Crumar
Crumar

Reputation: 132

const pointer contract only hot air?

I am currently working on a project including a somewhat generic linked list implementation using void pointers. Providing some utitily functions for these lists, I decided to make the identifying functions of elements only take (const void *). After adding the const keyword were necessary, I thought about how correct my code is now (if I implemented everything as it should be before).

As the compiler (GCC) didnt warn me, I decided to take a test. I compiled the following code with "gcc -g -Wall test.c" and received no warnings whatsover by GCC.

#include <stdio.h>
#include <stdlib.h>

void testf(const void *testp){
    *((int32_t *) testp) += 1;
}

void testf2(const int32_t *testp){
    *((int32_t *) testp) += 1;
}

int main(){
    int32_t testv = 0;
    printf("%i \n", testv);
    testf(&testv);
    printf("%i \n", testv);
    testf2(&testv);
    printf("%i \n", testv);
    return 0;
} 

The output is the following:

0 
1 
2 

I did not expect that C would actually crash by this, but I expected to receive a warning by the compiler. In this example im only casting, in my real functions I'm also assigning the const void pointers to a tmp variable.

Is this a bug?

Given how sophisticated todays compilers are, Id atleast expect a warning that Im casting a pointer to a non const pointer. If I change the cast and add the const keyword there too, GCC throws the usual error that I try to assign to a read only location

Am I supposed to rethink my trust to functions declaring const pointers? This is not what I understand as a contract :)

Upvotes: 0

Views: 118

Answers (2)

user3629249
user3629249

Reputation: 16540

I compiled the posted code using:

gcc -c -ggdb -Wall -Wextra -pedantic -std=c99 filename.c -o filename.o

(the following list is abbreviated for ease of reading)

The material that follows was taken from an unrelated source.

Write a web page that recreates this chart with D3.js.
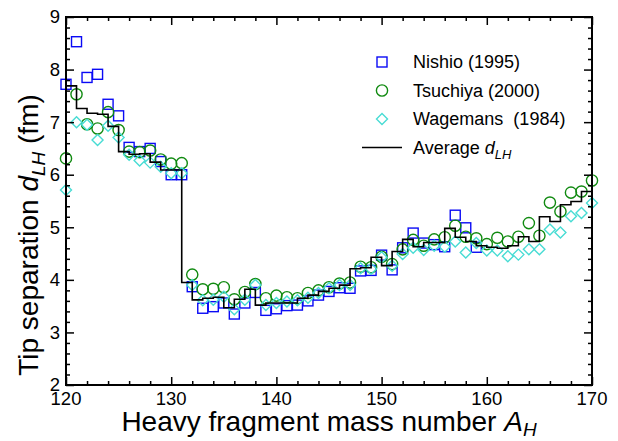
<!DOCTYPE html>
<html>
<head>
<meta charset="utf-8">
<script src="https://cdn.jsdelivr.net/npm/d3@7"></script>
<style>
  body { margin: 0; background: #fff; }
  text { font-family: "Liberation Sans", Arial, sans-serif; fill: #000; }
</style>
</head>
<body>
<svg id="chart" width="618" height="441"></svg>
<script>
// heavy fragment mass numbers A_H
const massNumbers = d3.range(120, 171);

// Nishio (1995), A_H = 120..159
const nishioStart = 120;
const nishio = [7.72, 8.53, 7.85, 7.91, 7.34, 7.12, 6.52, 6.44, 6.50, 6.25,
  6.00, 6.00, 3.87, 3.46, 3.49, 3.56, 3.35, 3.56, 3.76, 3.42,
  3.45, 3.51, 3.52, 3.60, 3.71, 3.78, 3.85, 3.84, 4.17, 4.18,
  4.47, 4.19, 4.61, 4.89, 4.70, 4.67, 4.63, 5.23, 4.99, 4.62];

// Tsuchiya (2000), A_H = 120..170
const tsuchiya = [6.31, 7.53, 6.96, 6.88, 7.19, 6.85, 6.44, 6.43, 6.46, 6.29,
  6.21, 6.22, 4.10, 3.82, 3.83, 3.86, 3.63, 3.77, 3.92, 3.65,
  3.70, 3.67, 3.65, 3.75, 3.80, 3.86, 3.93, 3.95, 4.25, 4.24,
  4.44, 4.30, 4.58, 4.76, 4.65, 4.77, 4.81, 5.03, 4.82, 4.79,
  4.68, 4.80, 4.73, 4.82, 5.08, 4.84, 5.47, 5.30, 5.66, 5.68, 5.89];

// Wagemans (1984), A_H = 120..170
const wagemans = [5.71, 7.00, 6.95, 6.66, 6.93, 6.71, 6.38, 6.27, 6.23, 6.15,
  6.03, 6.03, 3.90, 3.61, 3.62, 3.68, 3.44, 3.62, 3.90, 3.52,
  3.56, 3.59, 3.61, 3.66, 3.75, 3.84, 3.90, 3.90, 4.22, 4.21,
  4.43, 4.27, 4.49, 4.61, 4.57, 4.65, 4.63, 4.73, 4.52, 4.70,
  4.56, 4.56, 4.45, 4.48, 4.58, 4.58, 4.96, 4.90, 5.21, 5.27, 5.46];

// Average d_LH, A_H = 120..170 (drawn as steps ending at each A)
const average = [6.58, 7.69, 7.26, 7.17, 7.15, 6.92, 6.44, 6.39, 6.40, 6.24,
  6.09, 6.09, 3.95, 3.62, 3.65, 3.67, 3.47, 3.63, 3.82, 3.52,
  3.56, 3.56, 3.56, 3.65, 3.71, 3.78, 3.84, 3.90, 4.21, 4.23,
  4.43, 4.27, 4.54, 4.77, 4.63, 4.71, 4.71, 4.98, 4.81, 4.73,
  4.65, 4.62, 4.60, 4.65, 4.82, 4.73, 5.20, 5.11, 5.43, 5.49, 5.68];

const xMajor = [120, 130, 140, 150, 160, 170];
const yMajor = [2, 3, 4, 5, 6, 7, 8, 9];

const legendItems = [
  { label: 'Nishio (1995)', kind: 'square' },
  { label: 'Tsuchiya (2000)', kind: 'circle' },
  { label: 'Wagemans  (1984)', kind: 'diamond' },
  { label: 'Average', kind: 'line' }
];

const colors = { square: '#0a0af5', circle: '#108a10', diamond: '#48dcd4' };

const svg = d3.select('#chart');
const m = { left: 66, right: 592, top: 17, bottom: 385 };

const x = d3.scaleLinear().domain([120, 170]).range([m.left, m.right]);
const y = d3.scaleLinear().domain([2, 9]).range([m.bottom, m.top]);

const toPoints = (vals, start) => vals.map((v, i) => ({ a: start + i, v: v }));

// marker drawing
function drawMarker(g, kind, cx, cy) {
  if (kind === 'square') {
    g.append('rect').attr('x', cx - 5).attr('y', cy - 5)
      .attr('width', 10).attr('height', 10)
      .attr('fill', 'none').attr('stroke', colors.square).attr('stroke-width', 1.4);
  } else if (kind === 'circle') {
    g.append('circle').attr('cx', cx).attr('cy', cy).attr('r', 5.6)
      .attr('fill', 'none').attr('stroke', colors.circle).attr('stroke-width', 1.4);
  } else if (kind === 'diamond') {
    g.append('path')
      .attr('d', `M${cx},${cy - 5.5}L${cx + 5.5},${cy}L${cx},${cy + 5.5}L${cx - 5.5},${cy}Z`)
      .attr('fill', 'none').attr('stroke', colors.diamond).attr('stroke-width', 1.4);
  }
}

const series = [
  { kind: 'square', pts: toPoints(nishio, nishioStart) },
  { kind: 'circle', pts: toPoints(tsuchiya, massNumbers[0]) },
  { kind: 'diamond', pts: toPoints(wagemans, massNumbers[0]) }
];

const marks = svg.append('g');
series.forEach(s => {
  s.pts.forEach(p => drawMarker(marks, s.kind, x(p.a), y(p.v)));
});

// average step line
const stepLine = d3.line()
  .x(d => x(d.a))
  .y(d => y(d.v))
  .curve(d3.curveStepBefore);

svg.append('path')
  .datum(toPoints(average, massNumbers[0]))
  .attr('d', stepLine)
  .attr('fill', 'none')
  .attr('stroke', '#000')
  .attr('stroke-width', 1.6);

// axes with inward ticks on all four sides
const xMinor = d3.range(120, 171, 2).filter(v => !xMajor.includes(v));
const yMinor = d3.range(20, 91, 2).map(v => v / 10).filter(v => !yMajor.includes(v));

svg.append('g').attr('transform', `translate(0,${m.bottom})`)
  .call(d3.axisBottom(x).tickValues(xMajor).tickSize(-8).tickFormat(''));
svg.append('g').attr('transform', `translate(0,${m.bottom})`)
  .call(d3.axisBottom(x).tickValues(xMinor).tickSize(-4).tickFormat(''));
svg.append('g').attr('transform', `translate(0,${m.top})`)
  .call(d3.axisTop(x).tickValues(xMajor).tickSize(-8).tickFormat(''));
svg.append('g').attr('transform', `translate(0,${m.top})`)
  .call(d3.axisTop(x).tickValues(xMinor).tickSize(-4).tickFormat(''));
svg.append('g').attr('transform', `translate(${m.left},0)`)
  .call(d3.axisLeft(y).tickValues(yMajor).tickSize(-8).tickFormat(''));
svg.append('g').attr('transform', `translate(${m.left},0)`)
  .call(d3.axisLeft(y).tickValues(yMinor).tickSize(-4).tickFormat(''));
svg.append('g').attr('transform', `translate(${m.right},0)`)
  .call(d3.axisRight(y).tickValues(yMajor).tickSize(-8).tickFormat(''));
svg.append('g').attr('transform', `translate(${m.right},0)`)
  .call(d3.axisRight(y).tickValues(yMinor).tickSize(-4).tickFormat(''));

svg.selectAll('.domain').remove();
svg.selectAll('.tick line').attr('stroke', '#000').attr('stroke-width', 1.5);

svg.append('rect')
  .attr('x', m.left).attr('y', m.top)
  .attr('width', m.right - m.left).attr('height', m.bottom - m.top)
  .attr('fill', 'none').attr('stroke', '#000').attr('stroke-width', 2);

// tick labels
svg.append('g').selectAll('text').data(xMajor).join('text')
  .attr('x', d => x(d)).attr('y', 405)
  .attr('text-anchor', 'middle')
  .style('font-size', '18.5px')
  .text(d => d);

svg.append('g').selectAll('text').data(yMajor).join('text')
  .attr('x', 60).attr('y', d => y(d)).attr('dy', '0.35em')
  .attr('text-anchor', 'end')
  .style('font-size', '18.5px')
  .text(d => d);

// axis titles
const xTitle = svg.append('text')
  .attr('x', (m.left + m.right) / 2).attr('y', 431)
  .attr('text-anchor', 'middle')
  .style('font-size', '28px');
xTitle.append('tspan').text('Heavy fragment mass number ');
xTitle.append('tspan').style('font-style', 'italic').text('A');
xTitle.append('tspan').style('font-style', 'italic').style('font-size', '19px')
  .attr('dy', 5).text('H');

const yTitle = svg.append('text')
  .attr('transform', `translate(38,${(m.top + m.bottom) / 2 + 34}) rotate(-90)`)
  .attr('text-anchor', 'middle')
  .style('font-size', '28px');
yTitle.append('tspan').text('Tip separation ');
yTitle.append('tspan').style('font-style', 'italic').text('d');
yTitle.append('tspan').style('font-style', 'italic').style('font-size', '19px')
  .attr('dy', 7).text('LH');
yTitle.append('tspan').attr('dy', -7).text(' (fm)');

// legend
const legend = svg.append('g');
legendItems.forEach((item, i) => {
  const ly = 62 + i * 28.5;
  if (item.kind === 'line') {
    legend.append('line')
      .attr('x1', 362).attr('x2', 402).attr('y1', ly).attr('y2', ly)
      .attr('stroke', '#000').attr('stroke-width', 1.6);
  } else {
    drawMarker(legend, item.kind, 382, ly);
  }
  const t = legend.append('text')
    .attr('x', 413).attr('y', ly).attr('dy', '0.35em')
    .attr('xml:space', 'preserve')
    .style('white-space', 'pre')
    .style('font-size', '18px')
    .text(item.label);
  if (item.kind === 'line') {
    t.append('tspan').text(' ');
    t.append('tspan').style('font-style', 'italic').text('d');
    t.append('tspan').style('font-style', 'italic').style('font-size', '13px')
      .attr('dy', 5).text('LH');
  }
});
</script>
</body>
</html>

error: 'int32_t' undeclared 

error: expected expression before ')' token
    *((int32_t *) testp) += 1;

warning: unused parameter 'testp'
    void testf(const void *testp){

with lots more warnings and errors regarding int32_t

Surely your compiler stated these same items.

BTW: The missing header file is stdint.h.

Upvotes: 0

P.P
P.P

Reputation: 121347

Is this a bug?

No, it's not. By casting you are saying "I know what I am doing" to the compiler.

But GCC does have an option -Wcast-qual which would catch if a qualifier is casted away intentionally.